"""

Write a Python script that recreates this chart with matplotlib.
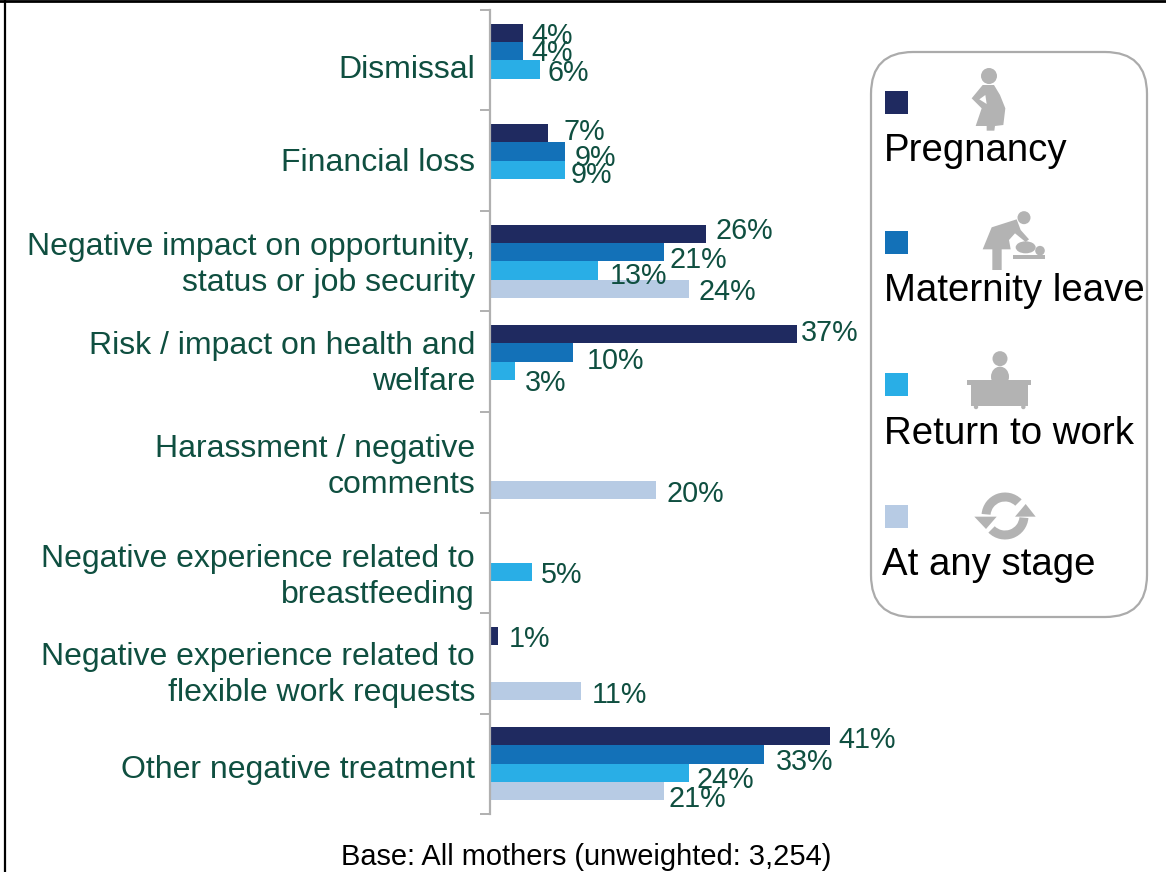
import numpy as np
import matplotlib
matplotlib.use('Agg')
import matplotlib.pyplot as plt
from matplotlib.patches import Circle, Ellipse, FancyBboxPatch, Polygon, Rectangle, Wedge

plt.rcParams['font.family'] = ['Liberation Sans', 'DejaVu Sans']

categories = ['Dismissal', 'Financial loss',
              'Negative impact on opportunity,\nstatus or job security',
              'Risk / impact on health and\nwelfare',
              'Harassment / negative\ncomments',
              'Negative experience related to\nbreastfeeding',
              'Negative experience related to\nflexible work requests',
              'Other negative treatment']
pregnancy = [4, 7, 26, 37, None, None, 1, 41]
maternity = [4, 9, 21, 10, None, None, None, 33]
return_work = [6, 9, 13, 3, None, 5, None, 24]
any_stage = [None, None, 24, None, 20, None, 11, 21]
series_names = ['Pregnancy', 'Maternity leave', 'Return to work', 'At any stage']
colors = ['#1F2A60', '#1371B8', '#29AEE6', '#B7CBE4']

# hand placed label nudges from the original, in pixels (dx, dy down)
label_nudge = {(0, 0): (8, 3), (0, 1): (8, 2), (0, 2): (8, 4),
               (1, 0): (15, -1), (1, 1): (10, 6), (1, 2): (6, 5),
               (2, 0): (10, -3), (2, 1): (5, 8), (2, 2): (12, 6), (2, 3): (9, 3),
               (3, 0): (4, -1), (3, 1): (14, 8), (3, 2): (10, 12),
               (4, 3): (10, 4), (5, 2): (9, 3), (6, 0): (10, 3), (6, 3): (10, 4),
               (7, 0): (8, 4), (7, 1): (12, 7), (7, 2): (7, 7), (7, 3): (4, 8)}
cat_nudge = [-10, -2, -3.5, -2, -5, -14, -12, -6]

W, H = 1166, 872
GREEN = '#0F4F40'
GREY = '#B0B0B0'

fig = plt.figure(figsize=(W / 100, H / 100), dpi=100)
ax = fig.add_axes([490 / W, 1 - 814 / H, 415 / W, 804 / H])

bar_h = 0.182
all_series = [pregnancy, maternity, return_work, any_stage]
for j, vals in enumerate(all_series):
    for i, v in enumerate(vals):
        if v is None:
            continue
        y = i + (j - 1.5) * bar_h
        ax.barh(y, v, height=bar_h, color=colors[j], edgecolor='none')
        dx, dy = label_nudge[(i, j)]
        ax.annotate(f'{v}%', (v, y), xytext=(dx, -dy), textcoords='offset pixels',
                    ha='left', va='center', fontsize=20.7, color=GREEN)

ax.set_xlim(0, 50)
ax.set_ylim(7.5, -0.5)
ax.set_xticks([])
ax.set_yticks(np.arange(-0.5, 8, 1))
ax.set_yticklabels([])
ax.tick_params(axis='y', length=7.2, width=1.4, color=GREY)
for s in ['top', 'right', 'bottom']:
    ax.spines[s].set_visible(False)
ax.spines['left'].set_color(GREY)
ax.spines['left'].set_linewidth(1.6)
ax.patch.set_alpha(0)

for i, c in enumerate(categories):
    ax.annotate(c, (0, i), xycoords=('axes fraction', 'data'),
                xytext=(-15, cat_nudge[i]), textcoords='offset pixels',
                ha='right', va='center', fontsize=23.05, color=GREEN, linespacing=1.27)

# overlay in pixel coordinates for frame, legend panel and icons
ov = fig.add_axes([0, 0, 1, 1], zorder=5)
ov.set_xlim(0, W)
ov.set_ylim(H, 0)
ov.axis('off')
ov.plot([5, 5], [0, H], color='black', lw=1.6)
ov.plot([0, W], [1.2, 1.2], color='black', lw=2)

ov.add_patch(FancyBboxPatch((871 + 42, 52 + 42), 276 - 84, 565 - 84,
                            boxstyle='round,pad=42,rounding_size=42',
                            fc='none', ec='#ABABAB', lw=1.6))

square_y = [91, 231, 373, 505]
text_y = [151, 291, 434, 565]
text_x = [884, 884, 884, 882]
for name, col, sy, ty, tx in zip(series_names, colors, square_y, text_y, text_x):
    ov.add_patch(Rectangle((885, sy), 23, 23, fc=col, ec='none'))
    ov.text(tx, ty, name, fontsize=27.6, color='black', ha='left', va='center')


def zp(points, oy):
    return [(860 + x / 3, oy + y / 3) for x, y in points]


ICON = '#B3B3B3'
# pregnant woman
ov.add_patch(Circle((989, 76), 8, fc=ICON, ec='none'))
ov.add_patch(Polygon(zp([(368, 135), (402, 135), (420, 165), (436, 205), (430, 255), (405, 258),
                         (403, 272), (380, 272), (380, 258), (347, 258), (365, 205), (335, 175)], 40),
                     fc=ICON, ec='none'))
ov.add_patch(Polygon(zp([(358, 178), (376, 165), (380, 192)], 40), fc='white', ec='none'))
# mother and baby
ov.add_patch(Circle((860 + 492 / 3, 40 + 533 / 3), 6.5, fc=ICON, ec='none'))
ov.add_patch(Polygon(zp([(395, 562), (470, 538), (482, 570), (507, 598), (497, 606), (465, 580),
                         (447, 600), (452, 628), (425, 628), (425, 690), (397, 690), (397, 628),
                         (368, 628)], 40), fc=ICON, ec='none'))
ov.add_patch(Rectangle((860 + 460 / 3, 40 + 645 / 3), 32, 4, fc=ICON, ec='none'))
ov.add_patch(Circle((860 + 540 / 3, 40 + 632 / 3), 4.8, fc=ICON, ec='none'))
ov.add_patch(Ellipse((860 + 497 / 3, 40 + 622 / 3), 20, 12, fc=ICON, ec='none'))
# person at desk
ov.add_patch(Circle((860 + 420 / 3, 330 + 86 / 3), 7.5, fc=ICON, ec='none'))
ov.add_patch(Ellipse((860 + 420 / 3, 330 + 140 / 3), 18, 20, fc=ICON, ec='none'))
ov.add_patch(Rectangle((860 + 322 / 3, 330 + 150 / 3), 64, 5.5, fc=ICON, ec='none'))
ov.add_patch(Rectangle((860 + 333 / 3, 330 + 166 / 3), 57, 21, fc=ICON, ec='none'))
ov.add_patch(Circle((860 + 348 / 3, 330 + 231 / 3), 2.2, fc=ICON, ec='none'))
ov.add_patch(Circle((860 + 490 / 3, 330 + 231 / 3), 2.2, fc=ICON, ec='none'))
# refresh arrows
c = (860 + 435 / 3, 330 + 558 / 3)
ov.add_patch(Wedge(c, 23.5, -175, -45, width=9, fc=ICON, ec='none'))
ov.add_patch(Wedge(c, 23.5, 5, 135, width=9, fc=ICON, ec='none'))
ov.add_patch(Polygon(zp([(497, 522), (465, 560), (527, 560)], 330), fc=ICON, ec='none'))
ov.add_patch(Polygon(zp([(378, 597), (343, 560), (410, 560)], 330), fc=ICON, ec='none'))

ov.text(586.5, 857, 'Base: All mothers (unweighted: 3,254)', fontsize=20.9,
        color='black', ha='center', va='center')

fig.savefig('out.png', dpi=100)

"""

AIM OF THE EXERCISE: Without the pictures, please reproduce each line of the listing above exactly, from the first one through the line bearing "colors = ['#1F2A60', '#1371B8', '#29AEE6', '#B7CBE4']".

FINAL RESULT:
Write a Python script that recreates this chart with matplotlib.
import numpy as np
import matplotlib
matplotlib.use('Agg')
import matplotlib.pyplot as plt
from matplotlib.patches import Circle, Ellipse, FancyBboxPatch, Polygon, Rectangle, Wedge

plt.rcParams['font.family'] = ['Liberation Sans', 'DejaVu Sans']

categories = ['Dismissal', 'Financial loss',
              'Negative impact on opportunity,\nstatus or job security',
              'Risk / impact on health and\nwelfare',
              'Harassment / negative\ncomments',
              'Negative experience related to\nbreastfeeding',
              'Negative experience related to\nflexible work requests',
              'Other negative treatment']
pregnancy = [4, 7, 26, 37, None, None, 1, 41]
maternity = [4, 9, 21, 10, None, None, None, 33]
return_work = [6, 9, 13, 3, None, 5, None, 24]
any_stage = [None, None, 24, None, 20, None, 11, 21]
series_names = ['Pregnancy', 'Maternity leave', 'Return to work', 'At any stage']
colors = ['#1F2A60', '#1371B8', '#29AEE6', '#B7CBE4']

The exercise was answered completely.